Zuwachs wahrnehmen, fördern und schützen
Die Kulturstiftung des Bundes nahm mit einer konstituierenden Sitzung des Stiftungsrates offiziell ihre Arbeit auf. Dem Stiftungsrat unter Vorsitz von Kulturstaatsminister Julian Nida-Rümelin (SPD) gehören 14 Persönlichkeiten aus Kunst, Kultur und Politik an. Grass zeigte sich zufrieden, dass die von ihm schon vor 30 Jahren angeregte Nationalstiftung nun Wirklichkeit geworden ist. Es werde die Aufgabe der Stiftung sein, den kulturellen Zuwachs wahrzunehmen, zu fördern und zu schützen.
Der Schriftsteller würdigte das Engagement des früheren Kulturstaatsministers Michael Naumann und seines Nachfolgers Julian Nida-Rümelin für die Stiftungsgründung, „die keine Furcht hatten, dicke Bretter zu bohren“. Er hoffe, dass die immer noch abseits stehenden Länder doch noch mit der Bundeskulturstiftung zusammengehen werden.
Die Bundeskulturstiftung wird von einer Doppelspitze mit der Kunsthistorikerin Hortensia Völckers und dem Kulturpolitiker Alexander Farenholtz geleitet.

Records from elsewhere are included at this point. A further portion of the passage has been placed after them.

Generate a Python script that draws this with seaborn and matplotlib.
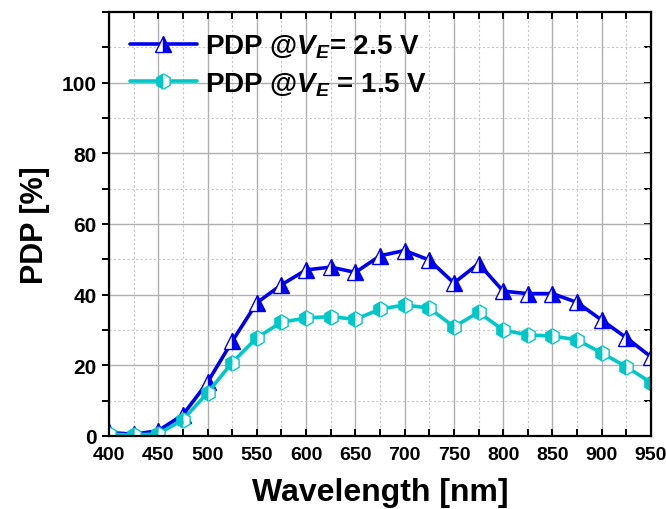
import numpy as np
import pandas as pd
import matplotlib
matplotlib.use("Agg")
import matplotlib.pyplot as plt
import seaborn as sns
from matplotlib.ticker import MultipleLocator

wavelength = [400, 425, 450, 475, 500, 525, 550, 575, 600, 625, 650, 675,
              700, 725, 750, 775, 800, 825, 850, 875, 900, 925, 950]
pdp_25 = [1.0, 0.5, 1.5, 6.0, 15.2, 26.8, 37.7, 42.8, 47.0, 47.8, 46.3, 51.0,
          52.5, 49.8, 43.3, 48.8, 41.0, 40.3, 40.3, 37.8, 32.8, 27.8, 22.4]
pdp_15 = [0.5, 0.3, 0.6, 4.6, 12.2, 20.8, 27.8, 32.2, 33.4, 33.8, 33.0, 35.9,
          37.1, 36.2, 30.9, 35.0, 30.0, 28.6, 28.3, 27.2, 23.5, 19.6, 15.1]
labels = [r"PDP @$V_E$= 2.5 V", r"PDP @$V_E$ = 1.5 V"]

sns.set_style("white")
plt.rcParams["font.family"] = ["Liberation Sans", "DejaVu Sans"]
plt.rcParams["font.weight"] = "bold"
plt.rcParams["text.color"] = "black"
plt.rcParams["axes.labelcolor"] = "black"
plt.rcParams["xtick.color"] = "black"
plt.rcParams["ytick.color"] = "black"
plt.rcParams["mathtext.fontset"] = "custom"
plt.rcParams["mathtext.it"] = "Liberation Sans:italic:bold"
plt.rcParams["mathtext.rm"] = "Liberation Sans:bold"

fig = plt.figure(figsize=(6.66, 5.10), dpi=100)
ax = fig.add_axes([109/666, 1-437/510, (651-109)/666, (437-13)/510])

blue = "#0000F0"
cyan = "#00C8C8"

sns.lineplot(x=wavelength, y=pdp_25, ax=ax, color=blue, linewidth=2.6,
             marker="^", markersize=11, fillstyle="right",
             markerfacecoloralt="white", markeredgecolor=blue,
             markeredgewidth=1.0, label=labels[0])
sns.lineplot(x=wavelength, y=pdp_15, ax=ax, color=cyan, linewidth=2.6,
             marker="h", markersize=11, fillstyle="left",
             markerfacecoloralt="white", markeredgecolor=cyan,
             markeredgewidth=1.0, label=labels[1])

ax.set_xlim(400, 950)
ax.set_ylim(0, 120)
ax.xaxis.set_major_locator(MultipleLocator(50))
ax.xaxis.set_minor_locator(MultipleLocator(25))
ax.set_yticks([0, 20, 40, 60, 80, 100])
ax.set_yticks(np.arange(0, 121, 10), minor=True)

ax.grid(True, which="major", color="#b0b0b0", linewidth=1.0, linestyle="-")
ax.grid(True, which="minor", color="#c8c8c8", linewidth=0.8, linestyle=(0, (2, 2)))
ax.set_axisbelow(True)

for s in ax.spines.values():
    s.set_visible(True)
    s.set_color("black")
    s.set_linewidth(1.6)

ax.tick_params(axis="x", which="both", direction="in", top=True, bottom=True,
               length=5, width=1.4, labelsize=14, pad=7, color="black",
               labelcolor="black")
ax.tick_params(axis="y", which="both", direction="out", left=True, right=False,
               length=5, width=1.4, labelsize=15, pad=4, color="black",
               labelcolor="black")
for lab in ax.get_xticklabels() + ax.get_yticklabels():
    lab.set_fontweight("bold")

# right-side inward ticks
ax2 = ax.secondary_yaxis("right")
ax2.set_yticks(np.arange(0, 121, 10))
ax2.tick_params(direction="in", length=5, width=1.4, labelright=False)

ax.set_xlabel("Wavelength [nm]", fontsize=23, fontweight="bold", labelpad=10,
              color="black")
ax.set_ylabel("PDP [%]", fontsize=22, fontweight="bold", labelpad=8,
              color="black")

leg = ax.legend(loc="upper left", frameon=False, fontsize=20,
                handlelength=2.4, handletextpad=0.3, borderaxespad=0.35,
                labelspacing=0.35, bbox_to_anchor=(0.0, 1.0))
for t in leg.get_texts():
    t.set_fontweight("bold")
    t.set_color("black")

fig.savefig("out.png", dpi=100)
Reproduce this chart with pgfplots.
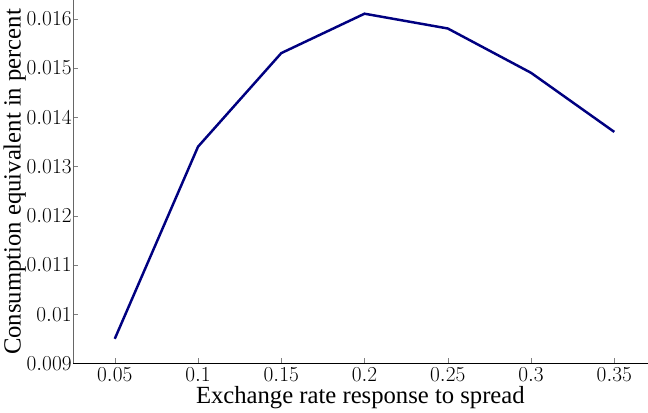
\documentclass[border=0pt]{standalone}
\usepackage{pgfplots}
\pgfplotsset{compat=1.18}
\usepackage{fontspec}
\setmainfont{Liberation Serif}
\definecolor{matnavy}{RGB}{0,0,128}
\newcommand{\tfont}{\fontsize{22.5}{24}\selectfont}
\begin{document}
\begin{tikzpicture}
  \begin{axis}[scale only axis, width=557bp, height=352bp,
      axis x line=bottom, axis y line=left,
      axis line style={-, line width=0.8pt},
      x axis line style={black}, y axis line style={gray!80!black},
      tick align=inside, major tick length=5pt,
      scaled y ticks=false, scaled x ticks=false,
      xmin=0.025, xmax=0.37, ymin=0.009, ymax=0.01637,
      xtick={0.05,0.1,0.15,0.2,0.25,0.3,0.35},
      ytick={0.009,0.01,0.011,0.012,0.013,0.014,0.015,0.016},
      xticklabel={\textrm{\tfont\pgfmathprintnumber[fixed,precision=3]{\tick}}},
      yticklabel={\textrm{\tfont\pgfmathprintnumber[fixed,precision=3]{\tick}}},
      xticklabel style={yshift=-1pt},
      yticklabel style={xshift=2pt},
      label style={font=\fontsize{24}{26}\selectfont},
      xlabel={Exchange rate response to spread},
      ylabel={Consumption equivalent in percent},
      xlabel style={yshift=2pt},
      ylabel style={yshift=-6pt},
    ]
    \addplot[color=matnavy, line width=2.4pt, mark=none] coordinates {
      (0.05, 0.0095)
      (0.10, 0.0134)
      (0.15, 0.0153)
      (0.20, 0.0161)
      (0.25, 0.0158)
      (0.30, 0.0149)
      (0.35, 0.0137)
    };
  \end{axis}
\end{tikzpicture}
\end{document}
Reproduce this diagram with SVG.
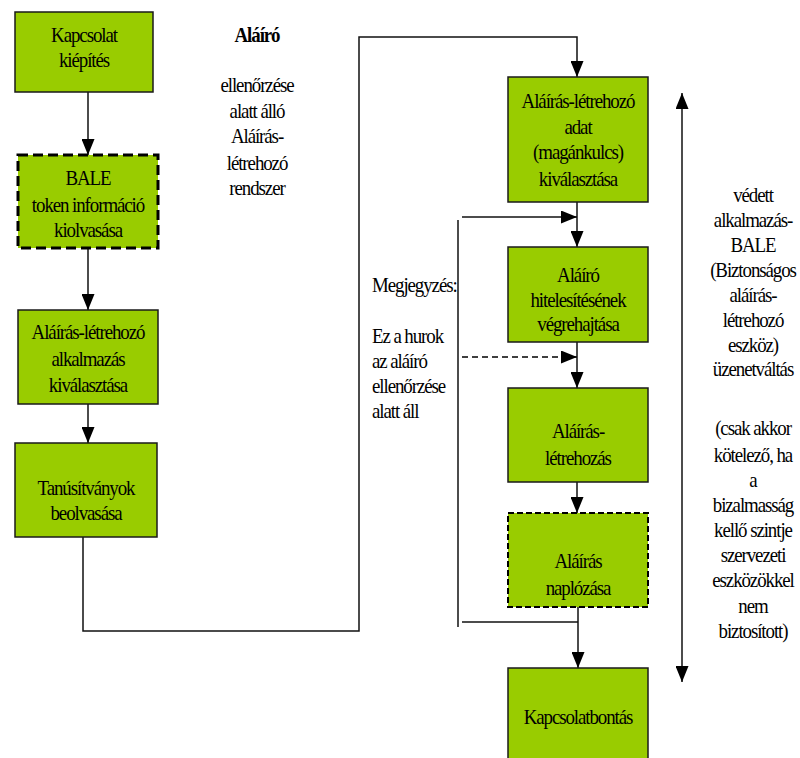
<svg xmlns="http://www.w3.org/2000/svg" width="800" height="758" viewBox="0 0 800 758">
<defs>
<marker id="ah" markerUnits="userSpaceOnUse" markerWidth="16" markerHeight="13" refX="16" refY="6.5" orient="auto">
<path d="M0,0 L16,6.5 L0,13 z" fill="#000"/>
</marker>
<marker id="ahs" markerUnits="userSpaceOnUse" markerWidth="16" markerHeight="13" refX="16" refY="6.5" orient="auto-start-reverse">
<path d="M0,0 L16,6.5 L0,13 z" fill="#000"/>
</marker>
</defs>
<style>
.box{fill:#99CC00;stroke:#1a1a1a;stroke-width:1.5}
.dbox{fill:#99CC00;stroke:#000;stroke-width:3;stroke-dasharray:10 5}
.dbox2{fill:#99CC00;stroke:#000;stroke-width:2;stroke-dasharray:6 3}
text{font-family:"Liberation Serif","Times New Roman",serif;font-size:21px;letter-spacing:-1.2px;fill:#000}
.t{text-anchor:middle}
.tl{text-anchor:start}
.b{font-weight:bold}
.c{fill:none;stroke:#111;stroke-width:1.5}
.cd{fill:none;stroke:#000;stroke-width:1.5;stroke-dasharray:6 4}
</style>
<rect width="800" height="758" fill="#fff"/>
<g id="connectors">
<line class="c" x1="88" y1="92" x2="88" y2="155" marker-end="url(#ah)"/>
<line class="c" x1="88" y1="248" x2="88" y2="310" marker-end="url(#ah)"/>
<line class="c" x1="88" y1="404" x2="88" y2="443" marker-end="url(#ah)"/>
<polyline class="c" points="83,537 83,631 359,631 359,37 577,37 577,77" marker-end="url(#ah)"/>
<line class="c" x1="577" y1="202" x2="577" y2="247" marker-end="url(#ah)"/>
<line class="c" x1="462" y1="217" x2="577" y2="217" marker-end="url(#ah)"/>
<line class="c" x1="458" y1="220" x2="458" y2="627"/>
<line class="cd" x1="462" y1="357" x2="577" y2="357" marker-end="url(#ah)"/>
<line class="c" x1="577" y1="342" x2="577" y2="388" marker-end="url(#ah)"/>
<line class="c" x1="577" y1="482" x2="577" y2="513" marker-end="url(#ah)"/>
<line class="c" x1="578" y1="607" x2="578" y2="668" marker-end="url(#ah)"/>
<line class="c" x1="462" y1="622" x2="578" y2="622"/>
<line class="c" x1="682" y1="93" x2="682" y2="682" marker-start="url(#ahs)" marker-end="url(#ahs)"/>
</g>
<g id="n1"><rect class="box" x="15" y="12" width="138" height="80"/>
<g transform="translate(84 0) scale(0.9 1)"><text class="t" x="0" y="42">Kapcsolat</text><text class="t" x="0" y="67">kiépítés</text></g></g>
<g id="n2"><rect class="dbox" x="18" y="155" width="140" height="93"/>
<g transform="translate(88 0) scale(0.9 1)"><text class="t" x="0" y="185">BALE</text><text class="t" x="0" y="212">token információ</text><text class="t" x="0" y="237">kiolvasása</text></g></g>
<g id="n3"><rect class="box" x="18" y="310" width="140" height="94"/>
<g transform="translate(88 0) scale(0.9 1)"><text class="t" x="0" y="339">Aláírás-létrehozó</text><text class="t" x="0" y="366">alkalmazás</text><text class="t" x="0" y="392">kiválasztása</text></g></g>
<g id="n4"><rect class="box" x="15" y="443" width="142" height="94"/>
<g transform="translate(86 0) scale(0.9 1)"><text class="t" x="0" y="495">Tanúsítványok</text><text class="t" x="0" y="520">beolvasása</text></g></g>
<g id="n5"><rect class="box" x="508" y="77" width="140" height="125"/>
<g transform="translate(578 0) scale(0.9 1)"><text class="t" x="0" y="108">Aláírás-létrehozó</text><text class="t" x="0" y="134">adat</text><text class="t" x="0" y="159">(magánkulcs)</text><text class="t" x="0" y="186">kiválasztása</text></g></g>
<g id="n6"><rect class="box" x="508" y="247" width="140" height="95"/>
<g transform="translate(578 0) scale(0.9 1)"><text class="t" x="0" y="282">Aláíró</text><text class="t" x="0" y="307">hitelesítésének</text><text class="t" x="0" y="331">végrehajtása</text></g></g>
<g id="n7"><rect class="box" x="508" y="388" width="140" height="94"/>
<g transform="translate(578 0) scale(0.9 1)"><text class="t" x="0" y="438">Aláírás-</text><text class="t" x="0" y="465">létrehozás</text></g></g>
<g id="n8"><rect class="dbox2" x="508" y="513" width="140" height="94"/>
<g transform="translate(578 0) scale(0.9 1)"><text class="t" x="0" y="568">Aláírás</text><text class="t" x="0" y="595">naplózása</text></g></g>
<g id="n9"><rect class="box" x="508" y="668" width="140" height="110"/>
<g transform="translate(578 0) scale(0.9 1)"><text class="t" x="0" y="724">Kapcsolatbontás</text></g></g>
<g id="label-alairo" transform="translate(257 0) scale(0.9 1)">
<text class="t b" x="0" y="42">Aláíró</text>
<text class="t" x="0" y="92">ellenőrzése</text>
<text class="t" x="0" y="118">alatt álló</text>
<text class="t" x="0" y="143">Aláírás-</text>
<text class="t" x="0" y="170">létrehozó</text>
<text class="t" x="0" y="195">rendszer</text>
</g>
<g id="label-megjegyzes" transform="translate(372 0) scale(0.9 1)">
<text class="tl" x="0" y="292">Megjegyzés:</text>
<text class="tl" x="0" y="343">Ez a hurok</text>
<text class="tl" x="0" y="368">az aláíró</text>
<text class="tl" x="0" y="393">ellenőrzése</text>
<text class="tl" x="0" y="418">alatt áll</text>
</g>
<g id="label-vedett" transform="translate(753 0) scale(0.9 1)">
<text class="t" x="0" y="202">védett</text>
<text class="t" x="0" y="227">alkalmazás-</text>
<text class="t" x="0" y="252">BALE</text>
<text class="t" x="0" y="277">(Biztonságos</text>
<text class="t" x="0" y="302">aláírás-</text>
<text class="t" x="0" y="327">létrehozó</text>
<text class="t" x="0" y="352">eszköz)</text>
<text class="t" x="0" y="376">üzenetváltás</text>
<text class="t" x="0" y="435">(csak akkor</text>
<text class="t" x="0" y="462">kötelező, ha</text>
<text class="t" x="0" y="487">a</text>
<text class="t" x="0" y="512">bizalmasság</text>
<text class="t" x="0" y="537">kellő szintje</text>
<text class="t" x="0" y="562">szervezeti</text>
<text class="t" x="0" y="587">eszközökkel</text>
<text class="t" x="0" y="613">nem</text>
<text class="t" x="0" y="638">biztosított)</text>
</g>
</svg>
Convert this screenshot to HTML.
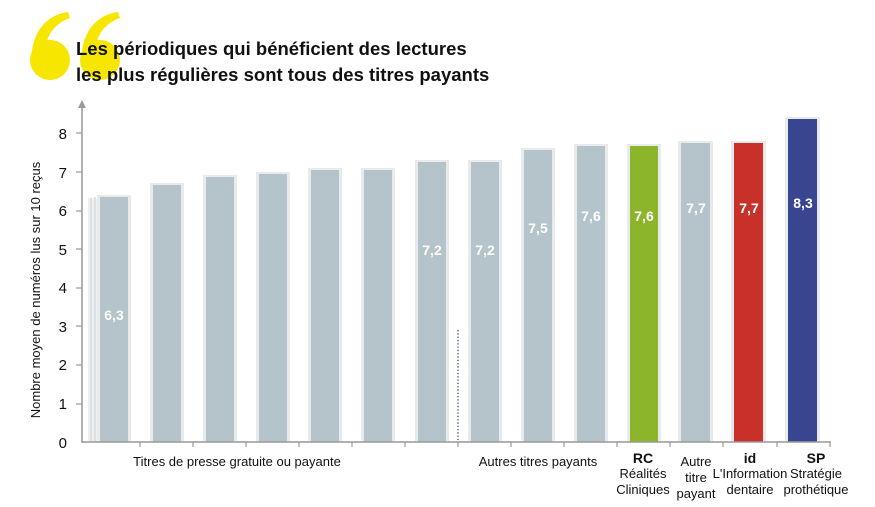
<!DOCTYPE html>
<html><head><meta charset="utf-8"><style>
body{margin:0;background:#fff;}
svg{display:block;}
text{font-family:"Liberation Sans Narrow","Liberation Sans",sans-serif;}
</style></head><body>
<svg width="875" height="507" viewBox="0 0 875 507" xmlns="http://www.w3.org/2000/svg">
<!-- quote marks -->
<g fill="#f7e600">
<circle cx="50" cy="60" r="20"/>
<path d="M32 62 C30 35 45 15 68 12 L70 18 C52 24 44 40 46 55 Z"/>
<circle cx="100" cy="60" r="20"/>
<path d="M82 62 C80 35 95 15 118 12 L120 18 C102 24 94 40 96 55 Z"/>
</g>
<text x="76" y="55" font-family="Liberation Sans" font-weight="bold" font-size="18.5" fill="#111" style="font-family:'Liberation Sans',sans-serif">Les périodiques qui bénéficient des lectures</text>
<text x="76" y="81" font-weight="bold" font-size="18.5" fill="#111" style="font-family:'Liberation Sans',sans-serif">les plus régulières sont tous des titres payants</text>
<!-- y axis -->
<line x1="82" y1="102" x2="82" y2="443" stroke="#999" stroke-width="1.5"/>
<path d="M78 108 L82 100 L86 108 Z" fill="#999"/>
<g font-size="15" fill="#111" text-anchor="end" style="font-family:'Liberation Sans',sans-serif">
<text x="67" y="139">8</text><text x="67" y="178">7</text><text x="67" y="216">6</text><text x="67" y="255">5</text><text x="67" y="293">4</text><text x="67" y="332">3</text><text x="67" y="370">2</text><text x="67" y="409">1</text><text x="67" y="448">0</text>
</g>
<g stroke="#999" stroke-width="1.2">
<line x1="76" y1="133" x2="82" y2="133"/><line x1="76" y1="172" x2="82" y2="172"/><line x1="76" y1="211" x2="82" y2="211"/><line x1="76" y1="249" x2="82" y2="249"/><line x1="76" y1="288" x2="82" y2="288"/><line x1="76" y1="326" x2="82" y2="326"/><line x1="76" y1="365" x2="82" y2="365"/><line x1="76" y1="404" x2="82" y2="404"/>
</g>
<text transform="translate(40,290) rotate(-90)" font-size="13" fill="#111" text-anchor="middle">Nombre moyen de numéros lus sur 10 reçus</text>
<!-- bars -->
<g>
<rect x="88" y="198" width="40" height="244" fill="#eef0f1"/>
<line x1="91" y1="198" x2="91" y2="442" stroke="#c8d0d4"/><line x1="95" y1="197" x2="95" y2="442" stroke="#c8d0d4"/>
</g>
<g fill="#e8eaeb">
<rect x="97" y="195" width="34" height="247"/><rect x="150" y="183" width="34" height="259"/><rect x="203" y="175" width="34" height="267"/><rect x="256" y="172" width="34" height="270"/><rect x="308" y="168" width="34" height="274"/><rect x="361" y="168" width="34" height="274"/><rect x="415" y="160" width="34" height="282"/><rect x="468" y="160" width="34" height="282"/><rect x="521" y="148" width="34" height="294"/><rect x="574" y="144" width="34" height="298"/><rect x="627" y="144" width="34" height="298"/><rect x="678" y="141" width="35" height="301"/><rect x="731" y="141" width="35" height="301"/><rect x="785" y="117" width="35" height="325"/>
</g>
<g fill="#b5c3ca">
<rect x="100" y="197" width="28" height="245"/>
<rect x="153" y="185" width="28" height="257"/>
<rect x="206" y="177" width="28" height="265"/>
<rect x="259" y="174" width="28" height="268"/>
<rect x="311" y="170" width="28" height="272"/>
<rect x="364" y="170" width="28" height="272"/>
<rect x="418" y="162" width="28" height="280"/>
<rect x="471" y="162" width="28" height="280"/>
<rect x="524" y="150" width="28" height="292"/>
<rect x="577" y="146" width="28" height="296"/>
<rect x="681" y="143" width="29" height="299"/>
</g>
<rect x="630" y="146" width="28" height="296" fill="#8db52c"/>
<rect x="734" y="143" width="29" height="299" fill="#c8312a"/>
<rect x="788" y="119" width="29" height="323" fill="#3a4592"/>
<g font-size="14" font-weight="bold" fill="#fff" text-anchor="middle" style="font-family:'Liberation Sans',sans-serif">
<text x="114" y="320">6,3</text>
<text x="432" y="255">7,2</text>
<text x="485" y="255">7,2</text>
<text x="538" y="233">7,5</text>
<text x="591" y="221">7,6</text>
<text x="644" y="221">7,6</text>
<text x="696" y="213">7,7</text>
<text x="749" y="213">7,7</text>
<text x="803" y="208">8,3</text>
</g>
<line x1="458" y1="330" x2="458" y2="440" stroke="#3a4592" stroke-width="1.3" stroke-dasharray="1.3 2"/>
<!-- x axis -->
<line x1="82" y1="442" x2="831" y2="442" stroke="#999" stroke-width="1.5"/>
<g stroke="#999" stroke-width="1.2">
<line x1="140" y1="442" x2="140" y2="447"/><line x1="193" y1="442" x2="193" y2="447"/><line x1="246" y1="442" x2="246" y2="447"/><line x1="299" y1="442" x2="299" y2="447"/><line x1="352" y1="442" x2="352" y2="447"/><line x1="405" y1="442" x2="405" y2="447"/><line x1="458" y1="442" x2="458" y2="447"/><line x1="511" y1="442" x2="511" y2="447"/><line x1="564" y1="442" x2="564" y2="447"/><line x1="617" y1="442" x2="617" y2="447"/><line x1="670" y1="442" x2="670" y2="447"/><line x1="723" y1="442" x2="723" y2="447"/><line x1="777" y1="442" x2="777" y2="447"/><line x1="830" y1="442" x2="830" y2="447"/>
</g>
<g font-size="13" fill="#111" text-anchor="middle">
<text x="237" y="466">Titres de presse gratuite ou payante</text>
<text x="538" y="466">Autres titres payants</text>
<text x="643" y="463" font-weight="bold" font-size="14">RC</text>
<text x="643" y="478">Réalités</text>
<text x="643" y="494">Cliniques</text>
<text x="696" y="466">Autre</text>
<text x="696" y="482">titre</text>
<text x="696" y="498">payant</text>
<text x="750" y="463" font-weight="bold" font-size="14">id</text>
<text x="750" y="478">L'Information</text>
<text x="750" y="494">dentaire</text>
<text x="816" y="463" font-weight="bold" font-size="14">SP</text>
<text x="816" y="478">Stratégie</text>
<text x="816" y="494">prothétique</text>
</g>
</svg>
</body></html>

Die Stiftung werde solche Projekte fördern, die innerhalb der Zuständigkeit des Bundes liegen, sagte Nida-Rümelin. Der Stiftungsrat habe beschlossen, die Arbeit zunächst auf vier Schwerpunkte zu richten. Dies seien die Themen Kunst und Stadt, kulturelle Aspekte der deutschen Einigung, Kunst in Osteuropa sowie der 11. September 2001 – der Tag der Terroranschläge in den USA - als kulturelle Herausforderung.
Hortensia Völckers teilte mit, es seien bereits acht Projekte genehmigt worden, die von der Stiftung gefördert werden sollen. Als ein Beispiel nannte Völckers die Beteiligung der Bundeskulturstiftung am Ankauf der privaten Kunstsammlung Marzona für die Stiftung Preußischer Kulturbesitz. Nida-Rümelin sagte, das Fördervolumen für die acht Projekte liege bei zwei Millionen Euro.
Die Bundeskulturstiftung wurde als Zuwendungsstiftung mit einer verbindlichen Finanzzusage bis 2004 gegründet. Im ersten Jahr verfügt sie über Fördermittel von 12,8 Millionen Euro, im Jahr 2003 über 25,6 Millionen Euro und 2004 über 38,3 Millionen Euro. Die Länder sind an der Kulturstiftung des Bundes vorerst nicht beteiligt. Nach einer grundsätzlichen Klärung der Bund-Länder-Kompetenzen im Kulturbereich ist es Ziel, die Kulturstiftungen des Bundes und der Länder zusammenzuführen. (dpa)
Auszug aus der Grass-Rede:
"Deutsche Vergangenheit bedeutet: Schande und Glanz, Verbrechen, die uns nach wie vor in Verantwortung nehmen, und kulturelle Überlieferungen, die den uns anhängenden Zivilisationsbruch dennoch überdauert haben. Zur deutschen Vergangenheit gehört aber auch der unwiederbringliche Verlust von Provinzen und Städten. Ich spreche von Ostpreußen, Hinterpommern, Schlesien, von Danzig und Breslau.
Wie schon zu Beginn der siebziger Jahre bin ich auch heute der Meinung, daß wir zwar Land verloren haben, Vertreibung erleiden mußten, aber nirgendwo, in keinem Potsdamer Abkommen, steht geschrieben, daß die kulturelle Substanz dieser Provinzen und Städte in Vergessenheit geraten muß...."
Im Anschluß distanziert sich Grass ganz schroff von den Vertriebenenverbänden.